Sunday, August 21, 2011

Chicago 2011: Working Women's History Project book lists

The Working Women's History Project preserves and promotes the stories of historical and living Chicago women who have made significant contributions toward achieving justice and equality in the areas of labor, women’s, human and civil rights.

Check out their webpage for all their activities such as collecting oral histories.

They've also got a great book list and children's book list.

I highly recommend the second book on the list: Exploring the Dangerous Trades: The Autobiography of Alice Hamilton, MD. One of my (Cassie's) favorite historical figures!

Sunday, August 21, 2011

Chicago 2011: Women's History Tour

If you want to explore while in Chicago, check out the Women's History Bus Tour, information provided by the Jane Addams Hull House Museum.

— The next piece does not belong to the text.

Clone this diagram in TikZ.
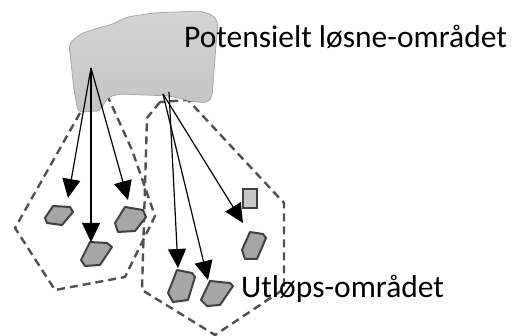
\documentclass[tikz,border=0pt]{standalone}
\usepackage{fontspec}
\setmainfont{Carlito}
\usetikzlibrary{arrows.meta}
\definecolor{dashgray}{HTML}{505050}
\definecolor{rockfill}{HTML}{A6A6A6}
\definecolor{rockline}{HTML}{404040}
\definecolor{arealine}{HTML}{A8A8A8}
\definecolor{areatop}{HTML}{D4D4D4}
\definecolor{areabot}{HTML}{C4C4C4}
\definecolor{boxfill}{HTML}{C8C8C8}
\tikzset{
  zone/.style={draw=dashgray, line width=2.4pt, dash pattern=on 8pt off 5pt, line join=round},
  rock/.style={draw=rockline, fill=rockfill, line width=2pt, line join=round},
  flow/.style={draw=black, line width=1.2pt, -{Triangle[length=19pt,width=18pt]}},
  lbl/.style={font=\fontsize{31.5}{37}\selectfont, inner sep=0pt, anchor=base west}
}
\begin{document}
\begin{tikzpicture}[x=1pt,y=-1pt]
\useasboundingbox (0,0) rectangle (512,336);
% dashed zones (drawn first, top parts hidden under grey area)
\draw[zone] (80,113) -- (15,228) -- (55,290) -- (125,277) -- (155,216) -- (132,150) -- (108,97) -- cycle;
\draw[zone] (160,102) -- (147,118) -- (142,290) -- (215,335) -- (284,289) -- (284,203) -- (188,100) -- cycle;
% release area
\shade[top color=areatop, bottom color=areabot, draw=arealine, line width=0.8pt, rounded corners=4pt]
  (69,44) -- (80,34) -- (95,29) -- (113,24) -- (127,17) -- (153,13) -- (200,11) -- (213,15) -- (218,23)
  -- (216,45) -- (212,97) -- (207,103) -- (190,101) -- (170,96) -- (120,94) -- (108,97) -- (100,111)
  -- (78,112) -- (74,90) -- cycle;
% rocks
\draw[rock] (53,206) -- (70,207) -- (73,212) -- (62,225) -- (47,223) -- (45,218) -- cycle;
\draw[rock] (90,242) -- (107,243) -- (112,247) -- (100,265) -- (85,266) -- (81,260) -- cycle;
\draw[rock] (125,207) -- (143,210) -- (146,217) -- (135,231) -- (118,232) -- (115,223) -- cycle;
\draw[rock] (250,232) -- (263,234) -- (266,238) -- (257,259) -- (245,259) -- (242,250) -- cycle;
\draw[rock] (177,270) -- (192,273) -- (195,277) -- (188,300) -- (173,302) -- (168,293) -- cycle;
\draw[rock] (210,281) -- (230,283) -- (233,286) -- (220,305) -- (207,306) -- (201,300) -- cycle;
\draw[draw=rockline, fill=boxfill, line width=1.4pt] (243,189) rectangle (257,208);
% arrow coordinates
\coordinate (s1) at (91,68);
\coordinate (s2) at (163,94);
\coordinate (s3) at (169,92);
\coordinate (t1) at (68,198);
\coordinate (t2) at (91,242);
\coordinate (t3) at (128,200);
\coordinate (t4) at (178,268);
\coordinate (t5) at (208,280);
\coordinate (t6) at (243,223);
\draw[flow] (s1) -- (t1);
\draw[flow] (s1) -- (t2);
\draw[flow] (s1) -- (t3);
\draw[flow] (s3) -- (t4);
\draw[flow] (s2) -- (t5);
\draw[flow] (s2) -- (t6);
% labels
\node[lbl] (release) at (184,48) {Potensielt løsne-området};
\node[lbl] (runout) at (241,298) {Utløps-området};
\end{tikzpicture}
\end{document}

Can't make it to Chicago this year? Check out the Women's History Virtual Tour to see and learn from where ever you are.

Sunday, August 21, 2011

Check out some of the great collections relating to Chicago women at the University of Illinois at Chicago.

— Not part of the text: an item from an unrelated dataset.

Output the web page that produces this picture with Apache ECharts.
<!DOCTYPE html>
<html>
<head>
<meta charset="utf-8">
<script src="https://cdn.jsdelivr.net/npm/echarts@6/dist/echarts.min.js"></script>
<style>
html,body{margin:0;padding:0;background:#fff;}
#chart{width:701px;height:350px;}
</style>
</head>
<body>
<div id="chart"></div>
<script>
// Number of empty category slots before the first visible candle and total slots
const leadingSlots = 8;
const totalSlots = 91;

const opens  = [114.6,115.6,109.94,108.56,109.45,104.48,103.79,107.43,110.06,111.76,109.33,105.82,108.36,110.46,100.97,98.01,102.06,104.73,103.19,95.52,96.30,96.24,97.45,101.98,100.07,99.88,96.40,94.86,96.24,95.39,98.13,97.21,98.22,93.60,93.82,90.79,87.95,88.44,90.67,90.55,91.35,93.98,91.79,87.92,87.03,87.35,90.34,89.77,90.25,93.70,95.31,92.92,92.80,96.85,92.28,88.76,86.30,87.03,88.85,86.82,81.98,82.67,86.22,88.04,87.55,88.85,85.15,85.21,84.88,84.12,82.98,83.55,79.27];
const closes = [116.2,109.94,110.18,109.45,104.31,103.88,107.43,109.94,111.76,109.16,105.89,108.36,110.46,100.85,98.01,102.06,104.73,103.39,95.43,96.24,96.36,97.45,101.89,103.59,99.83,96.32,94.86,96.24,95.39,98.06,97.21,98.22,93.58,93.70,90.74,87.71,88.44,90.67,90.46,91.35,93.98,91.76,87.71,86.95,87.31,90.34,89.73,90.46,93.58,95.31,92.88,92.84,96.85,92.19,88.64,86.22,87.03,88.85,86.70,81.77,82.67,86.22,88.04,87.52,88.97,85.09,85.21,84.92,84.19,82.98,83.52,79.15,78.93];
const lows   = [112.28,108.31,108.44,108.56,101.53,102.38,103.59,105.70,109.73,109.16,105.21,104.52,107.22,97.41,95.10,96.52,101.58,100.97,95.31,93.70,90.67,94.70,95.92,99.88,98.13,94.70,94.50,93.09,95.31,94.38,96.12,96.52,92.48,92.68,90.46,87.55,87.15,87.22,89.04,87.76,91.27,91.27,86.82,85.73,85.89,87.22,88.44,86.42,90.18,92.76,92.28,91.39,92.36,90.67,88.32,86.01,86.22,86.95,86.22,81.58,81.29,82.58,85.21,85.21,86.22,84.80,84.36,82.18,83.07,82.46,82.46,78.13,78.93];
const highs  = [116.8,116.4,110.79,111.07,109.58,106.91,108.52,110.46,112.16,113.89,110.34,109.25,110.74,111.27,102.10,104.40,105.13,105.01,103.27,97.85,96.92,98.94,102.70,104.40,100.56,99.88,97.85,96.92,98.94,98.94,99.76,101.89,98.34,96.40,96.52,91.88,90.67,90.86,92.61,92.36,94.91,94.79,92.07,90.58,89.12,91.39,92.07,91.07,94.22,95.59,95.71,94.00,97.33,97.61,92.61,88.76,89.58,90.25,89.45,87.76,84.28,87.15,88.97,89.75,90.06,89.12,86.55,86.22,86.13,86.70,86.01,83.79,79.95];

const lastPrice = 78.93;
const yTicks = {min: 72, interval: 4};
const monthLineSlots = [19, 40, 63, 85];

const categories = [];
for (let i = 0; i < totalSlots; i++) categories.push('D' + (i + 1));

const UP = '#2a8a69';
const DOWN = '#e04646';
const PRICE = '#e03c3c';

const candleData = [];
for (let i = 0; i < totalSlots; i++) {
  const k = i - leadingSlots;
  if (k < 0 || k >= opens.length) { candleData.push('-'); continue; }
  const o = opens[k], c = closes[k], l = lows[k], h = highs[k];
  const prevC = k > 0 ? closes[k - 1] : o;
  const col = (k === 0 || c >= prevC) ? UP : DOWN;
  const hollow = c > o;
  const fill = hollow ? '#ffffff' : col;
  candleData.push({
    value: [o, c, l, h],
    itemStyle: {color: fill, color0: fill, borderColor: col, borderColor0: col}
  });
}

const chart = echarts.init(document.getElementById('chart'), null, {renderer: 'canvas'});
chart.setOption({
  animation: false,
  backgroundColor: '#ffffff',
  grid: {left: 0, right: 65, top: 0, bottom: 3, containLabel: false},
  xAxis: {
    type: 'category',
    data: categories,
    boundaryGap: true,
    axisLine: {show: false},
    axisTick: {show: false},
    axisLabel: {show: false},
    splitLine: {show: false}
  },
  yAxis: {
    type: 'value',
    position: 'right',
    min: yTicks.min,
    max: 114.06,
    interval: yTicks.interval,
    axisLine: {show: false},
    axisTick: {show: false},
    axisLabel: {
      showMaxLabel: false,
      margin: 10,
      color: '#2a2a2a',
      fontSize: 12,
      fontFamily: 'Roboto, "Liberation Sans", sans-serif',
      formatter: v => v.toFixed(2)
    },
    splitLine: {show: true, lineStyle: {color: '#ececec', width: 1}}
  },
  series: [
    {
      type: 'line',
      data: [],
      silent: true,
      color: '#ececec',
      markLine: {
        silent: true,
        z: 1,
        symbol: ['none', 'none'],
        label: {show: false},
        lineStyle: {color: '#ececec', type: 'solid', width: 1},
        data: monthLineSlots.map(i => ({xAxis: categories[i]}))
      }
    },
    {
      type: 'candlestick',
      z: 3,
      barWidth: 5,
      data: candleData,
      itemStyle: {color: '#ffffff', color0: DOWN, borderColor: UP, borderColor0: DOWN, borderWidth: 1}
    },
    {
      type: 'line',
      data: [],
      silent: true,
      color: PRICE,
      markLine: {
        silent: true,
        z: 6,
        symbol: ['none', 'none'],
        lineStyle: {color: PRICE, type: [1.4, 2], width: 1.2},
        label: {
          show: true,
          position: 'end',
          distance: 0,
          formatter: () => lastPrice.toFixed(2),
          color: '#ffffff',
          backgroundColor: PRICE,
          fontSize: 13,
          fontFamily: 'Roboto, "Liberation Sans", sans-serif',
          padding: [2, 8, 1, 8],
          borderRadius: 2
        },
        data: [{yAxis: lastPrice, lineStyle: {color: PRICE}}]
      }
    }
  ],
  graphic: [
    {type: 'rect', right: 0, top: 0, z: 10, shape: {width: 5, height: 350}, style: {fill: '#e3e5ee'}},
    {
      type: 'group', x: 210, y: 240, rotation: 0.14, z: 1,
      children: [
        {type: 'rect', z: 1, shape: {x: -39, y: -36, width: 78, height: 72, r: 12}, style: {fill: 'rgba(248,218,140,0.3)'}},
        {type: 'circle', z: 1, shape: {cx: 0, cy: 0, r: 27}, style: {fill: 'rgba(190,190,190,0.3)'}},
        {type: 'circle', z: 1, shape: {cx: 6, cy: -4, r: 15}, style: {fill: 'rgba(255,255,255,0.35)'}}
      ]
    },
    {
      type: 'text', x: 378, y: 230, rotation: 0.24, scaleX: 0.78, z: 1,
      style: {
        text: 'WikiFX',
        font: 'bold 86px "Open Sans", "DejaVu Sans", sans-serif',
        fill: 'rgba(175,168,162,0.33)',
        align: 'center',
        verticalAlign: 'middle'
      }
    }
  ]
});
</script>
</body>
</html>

Collections highlight women's activism during the progressive era.

Sunday, August 21, 2011

Don't forget to check out the WCRT sponsored session!

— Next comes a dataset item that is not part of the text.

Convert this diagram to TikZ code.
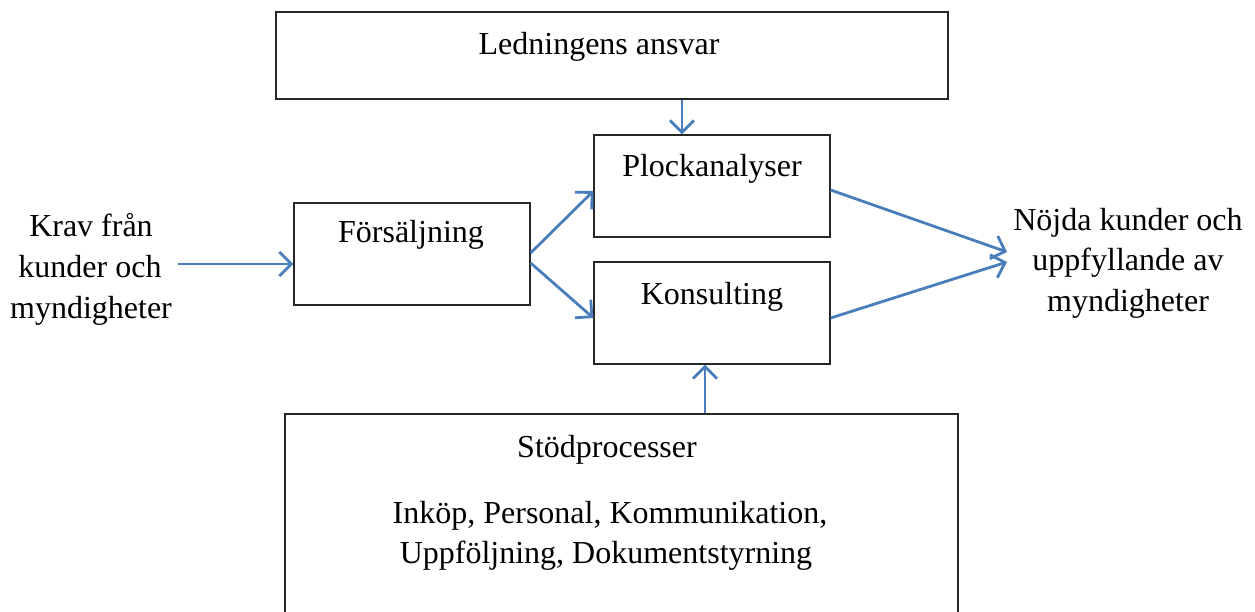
\documentclass[tikz,border=0pt]{standalone}
\usepackage{fontspec}
\setmainfont{Liberation Serif}
\usetikzlibrary{arrows.meta}
\definecolor{arrowblue}{HTML}{4A7EBB}
\begin{document}
\begin{tikzpicture}[x=1pt,y=-1pt,
  box/.style={draw=black!85, line width=1.3pt, inner sep=0pt},
  flow/.style={draw=arrowblue, line width=2.8pt, -{Straight Barb[length=12pt,width=24pt,line width=2.8pt]}},
  txt/.style={font=\fontsize{32}{40}\selectfont, inner sep=0pt, anchor=base}]
\useasboundingbox (0,0) rectangle (1255,612);
\clip (0,0) rectangle (1255,612);
\fill[white] (0,0) rectangle (1255,612);
% boxes
\node[box, minimum width=672pt, minimum height=87pt] (lead) at (612,55.5) {};
\node[box, minimum width=236pt, minimum height=102pt] (plock) at (712,186) {};
\node[box, minimum width=236pt, minimum height=102pt] (kons) at (712,313) {};
\node[box, minimum width=236pt, minimum height=102pt] (fors) at (412,254) {};
\node[box, minimum width=673pt, minimum height=226pt] (stod) at (621.5,527) {};
% texts in boxes
\node[txt] (leadt) at (599,55) {Ledningens ansvar};
\node[txt] (plockt) at (712,177) {Plockanalyser};
\node[txt] (konst) at (712,305) {Konsulting};
\node[txt] (forst) at (411,243) {Försäljning};
\node[txt] (stodt) at (607,457) {Stödprocesser};
\node[txt] (stod1) at (610,523) {Inköp, Personal, Kommunikation,};
\node[txt] (stod2) at (606,563) {Uppföljning, Dokumentstyrning};
% side texts
\node[txt] (krav1) at (91,237) {Krav från};
\node[txt] (krav2) at (90,278) {kunder och};
\node[txt] (krav3) at (91,318) {myndigheter};
\node[txt] (nojd1) at (1128,231) {Nöjda kunder och};
\node[txt] (nojd2) at (1128,271) {uppfyllande av};
\node[txt] (nojd3) at (1128,311) {myndigheter};
\coordinate (kravend) at (178,264);
\coordinate (nojdA) at (1007,252);
\coordinate (nojdB) at (1007,262);
% connectors
\draw[flow] ([xshift=70pt]lead.south) -- ([xshift=-30pt]plock.north);
\draw[flow] ([xshift=83.5pt]stod.north) -- ([xshift=-7pt]kons.south);
\draw[flow] (kravend) -- (kravend -| fors.west);
\draw[flow] ([yshift=1pt]fors.east) -- ([yshift=-5pt]plock.west);
\draw[flow] ([yshift=-9pt]fors.east) -- ([yshift=-5pt]kons.west);
\draw[flow] ([yshift=-4pt]plock.east) -- (nojdA);
\draw[flow] ([yshift=-5pt]kons.east) -- (nojdB);
\end{tikzpicture}
\end{document}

75 Years of International Women's Collecting: Legacies, Successes, Obstacles, and New Directions
Saturday, August 27, 2011, 8:00am-9:00am
Room: Columbus C/D

A retrospective analysis of three international women's collecting projects across 75 years illuminates the projects' successes and obstacles, which speak to the historical, national, professional, and interpersonal contexts of their founding. Panelists also chart out the projects' legacies and their transmutations into the digital realm. Under examination are the World Center for Women's Archives in New York, Aletta Institute for Women's History in Amsterdam, and International Museum of Women in San Francisco.

Danelle Moon (Chair)
Director, Special Collections & Archives
San Jose State University
From Paper to Bytes: Creation of the International Museum of Women (IMOW)

Anke Voss, MSLS , MA
The Urbana Free Library
Salvaging Their History: Initiatives and Challenges in the Early Development of Women's Archives and Documentation

Rachel Miller, MLIS
Processing Archivist
Center for Jewish History
Kick Her in the Shin for Me: The International Women's Archives Projects of Two Warring Suffragists in the 1930s and Their Digital Footprints in the 2010s

Big thanks to Rachel for organizing and proposing this panel!

Sunday, August 21, 2011

Chicago 2011: Leather Archives and Museum

The Leather Archives & Museum is a library, museum and archives pertaining to Leather, fetishism, sadomasochism, and alternative sexual practices. The geographic collection scope is worldwide and includes all sexual orientations and genders. The library collection contains published books, magazines, scholarly publications, films and electronic resources related to the subject matter. The museum collection contains original erotic art and artifacts from alternative sex organizations and individuals. The archival collection contains unpublished papers and records from notable activists, artists, businesses and organizations related to the subject matter.

SAA has a scheduled tour on Wednesday, August 24. See more information here (including directions!)

Sunday, August 21, 2011

Chicago 2011: Jane Addams Hull House Museum

Headed to Chicago and have some spare time on your hands? Consider a trip to the Jane Addams Hull House Museum. From the Museum's website:

"Hull-House, Chicago's first social settlement was not only the private home of Jane Addams and other Hull-House residents, but also a place where immigrants of diverse communities gathered to learn, to eat, to debate, and to acquire the tools necessary to put down roots in their new country. The Museum is comprised of two of the settlement complex's original thirteen buildings, the Hull-Home and the Residents' Dining Hall. These spaces were used variously over the years, including as a nursery school, a library, and a salon for social and political dialogue.

When Jane Addams and Ellen Gates Starr first opened Hull-House in 1889, they had very modest goals. They imagined a place to offer art and literary education to their less fortunate neighbors. The role of Hull-House, however, quickly grew beyond what either Gates or Addams could have imagined and continuously evolved to meet the needs of their neighbors. The residents of Hull-House, at the request of the surrounding community, began to offer practical classes that might help the new immigrants become more integrated into American society, such as English language, cooking, sewing and technical skills, and American government. The residents were the women and men who chose to live at Hull-House; they paid rent and contributed to the activities and services that the Settlement was committed to providing to their neighbors. These services included, but were not limited to, a nursery and a kindergarten, a public kitchen, and access to public baths and a playground. Hull-House became not only a cultural center with music, art, and theater offerings, but also a safe haven and a place where the immigrants living on Chicago's Near West Side could find companionship and support and the assistance they needed for coping with the modern city."

To get there, jump on the Blue Line west (toward Forest Park) to the UIC/Halsted stop. Walk two blocks south to 800 S Halsted street.

Museum is open Tuesday - Friday 10 a.m. to 4 p.m. Sunday noon to 4 p.m.